*TASK*.
Within this material, how many lines have the string "code" in them? The answer is a number, with nothing added.

*RAW DATA*.

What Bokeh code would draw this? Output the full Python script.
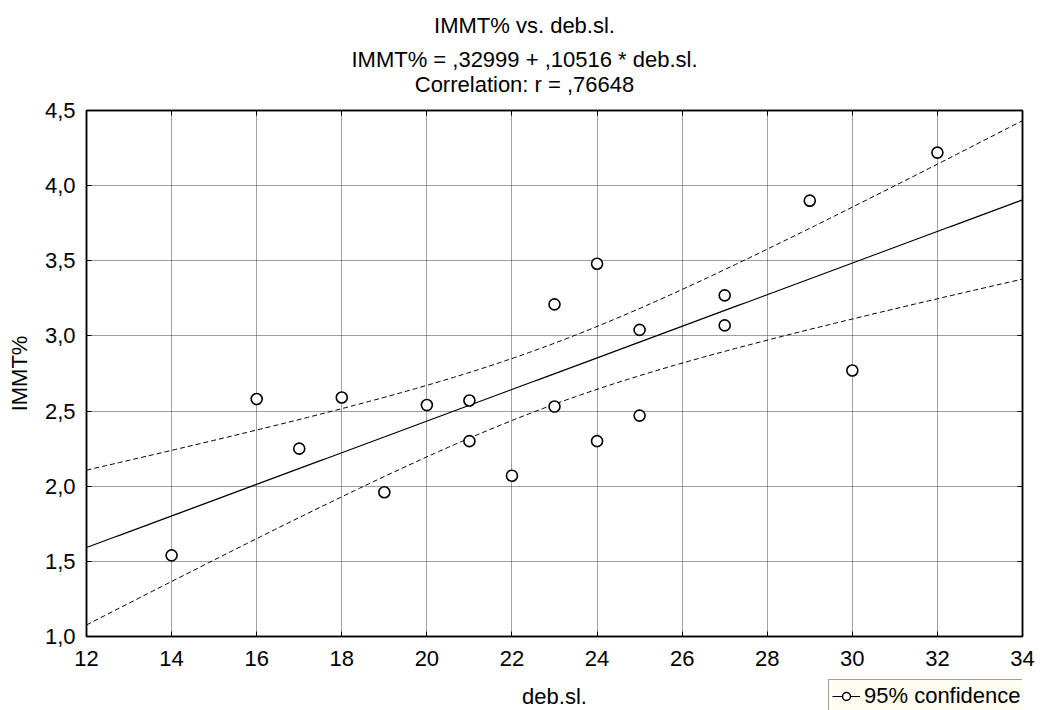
import numpy as np
from bokeh.plotting import figure
from bokeh.layouts import column
from bokeh.models import (Range1d, LinearAxis, FixedTicker, CustomJSTickFormatter,
                          Label, Legend, LegendItem)
from bokeh.embed import file_html
from bokeh.resources import INLINE

# ---- data ----
deb_sl = [14, 16, 17, 18, 19, 20, 21, 21, 22, 23, 23, 24, 24, 25, 25, 27, 27, 29, 30, 32]
immt = [1.54, 2.58, 2.25, 2.59, 1.96, 2.54, 2.57, 2.30, 2.07, 3.21, 2.53, 3.48, 2.30,
        3.04, 2.47, 3.27, 3.07, 3.90, 2.77, 4.22]
x_ticks = [12, 14, 16, 18, 20, 22, 24, 26, 28, 30, 32, 34]
y_ticks = [1.0, 1.5, 2.0, 2.5, 3.0, 3.5, 4.0, 4.5]
title_lines = ["IMMT% vs. deb.sl.",
               "IMMT% = ,32999 + ,10516 * deb.sl.",
               "Correlation: r = ,76648"]
x_label = "deb.sl."
y_label = "IMMT%"
legend_label = "95% confidence"
INTERCEPT = 0.32999
SLOPE = 0.10516
T_CRIT = 2.1009  # t(0.975, df=18)

FONT = "Liberation Sans"
FS = "22px"
W, H = 1040, 710
BL, BR = 86, 18          # left / right borders shared by all stacked figures
HEAD_H, MAIN_TOP, FRAME_H, MAIN_BOT = 96, 14, 526, 40
MAIN_H = MAIN_TOP + FRAME_H + MAIN_BOT
FOOT_H = H - HEAD_H - MAIN_H

# ---- regression line and 95% confidence band for the mean ----
xa = np.array(deb_sl, dtype=float)
ya = np.array(immt, dtype=float)
n = len(xa)
resid = ya - (INTERCEPT + SLOPE * xa)
s = np.sqrt(np.sum(resid ** 2) / (n - 2))
sxx = np.sum((xa - xa.mean()) ** 2)
xs = np.linspace(x_ticks[0], x_ticks[-1], 200)
fit = INTERCEPT + SLOPE * xs
half = T_CRIT * s * np.sqrt(1.0 / n + (xs - xa.mean()) ** 2 / sxx)


def blank_fig(h, y0):
    # pixel-like coordinates: x = picture x, y = picture y (top-down)
    f = figure(width=W, height=h, output_backend="svg", toolbar_location=None,
               x_range=Range1d(BL, W - BR), y_range=Range1d(y0 + h, y0),
               x_axis_type=None, y_axis_type=None,
               min_border_left=BL, min_border_right=BR, min_border_top=0, min_border_bottom=0)
    f.outline_line_color = None
    f.background_fill_color = "white"
    f.border_fill_color = "white"
    return f


# ---- header with the three title lines ----
head = blank_fig(HEAD_H, 0)
for t, yc in zip(title_lines, [25, 59, 84]):
    head.add_layout(Label(x=524, y=yc, text=t, text_font=FONT, text_font_size=FS,
                          text_color="black", text_align="center", text_baseline="middle"))

# ---- main plot ----
p = figure(width=W, height=MAIN_H, output_backend="svg", toolbar_location=None,
           x_range=Range1d(x_ticks[0], x_ticks[-1]), y_range=Range1d(y_ticks[0], y_ticks[-1]),
           min_border_left=BL, min_border_right=BR, min_border_top=MAIN_TOP,
           min_border_bottom=MAIN_BOT)
p.background_fill_color = "white"
p.border_fill_color = "white"
p.outline_line_color = "black"
p.outline_line_width = 1.5

p.xgrid.ticker = FixedTicker(ticks=x_ticks)
p.ygrid.ticker = FixedTicker(ticks=y_ticks)
for g in (p.xgrid, p.ygrid):
    g.grid_line_color = "#404040"
    g.grid_line_dash = "1 1"
    g.grid_line_width = 1

fmt_y = CustomJSTickFormatter(code="return tick.toFixed(1).replace('.', ',');")
fmt_x = CustomJSTickFormatter(code="return tick.toFixed(0);")

for ax, tk, fm in ((p.xaxis[0], x_ticks, fmt_x), (p.yaxis[0], y_ticks, fmt_y)):
    ax.ticker = FixedTicker(ticks=tk)
    ax.formatter = fm
    ax.major_tick_in = 5
    ax.major_tick_out = 0
    ax.minor_tick_line_color = None
    ax.axis_line_color = "black"
    ax.axis_line_width = 1.5
    ax.major_tick_line_color = "black"
    ax.major_label_text_font = FONT
    ax.major_label_text_font_size = FS
    ax.major_label_text_color = "black"
    ax.axis_label_text_font = FONT
    ax.axis_label_text_font_size = FS
    ax.axis_label_text_font_style = "normal"
    ax.axis_label_text_color = "black"

p.xaxis[0].major_label_standoff = 14
p.yaxis[0].axis_label = y_label
p.yaxis[0].major_label_standoff = 11
p.yaxis[0].axis_label_standoff = 10

# inward tick marks on the top and right borders
empty_fmt = CustomJSTickFormatter(code="return '';")
for side in ("above", "right"):
    a = LinearAxis(ticker=FixedTicker(ticks=x_ticks if side == "above" else y_ticks),
                   formatter=empty_fmt, major_tick_in=5, major_tick_out=0,
                   minor_tick_line_color=None, major_label_standoff=0,
                   axis_line_color="black", axis_line_width=1.5)
    p.add_layout(a, side)

r_up = p.line(xs, fit + half, line_color="black", line_width=1, line_dash="5 3")
r_lo = p.line(xs, fit - half, line_color="black", line_width=1, line_dash="5 3")
r_fit = p.line(xs, fit, line_color="black", line_width=1.2)
r_pts = p.scatter(deb_sl, immt, marker="circle", size=11, fill_color="white",
                  line_color="black", line_width=1.6)

# ---- footer: x-axis title and legend ----
y0_foot = HEAD_H + MAIN_H
foot = blank_fig(FOOT_H, y0_foot)
foot.add_layout(Label(x=(BL + W - BR) / 2, y=696, text=x_label, text_font=FONT,
                      text_font_size=FS, text_color="black",
                      text_align="center", text_baseline="middle"))
# legend proxies (kept outside the footer's visible range)
g_line = foot.line([0, 1], [0, 1], line_color="black", line_width=1)
g_pt = foot.scatter([0], [0], marker="circle", size=10, fill_color="white",
                    line_color="black", line_width=1.5)
legend = Legend(items=[LegendItem(label=legend_label, renderers=[g_line, g_pt])],
                location=(742, -3), orientation="vertical",
                background_fill_color="#fffcf2", background_fill_alpha=1.0,
                border_line_color="#404040", border_line_width=1,
                label_text_font=FONT, label_text_font_size=FS, label_text_color="black",
                glyph_width=28, glyph_height=20, label_height=22, padding=3, margin=0,
                spacing=0, label_standoff=4)
foot.add_layout(legend, "center")

layout = column(head, p, foot, spacing=0)
open("out.html", "w").write(file_html(layout, INLINE))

*EXERCISE ANSWER*.
4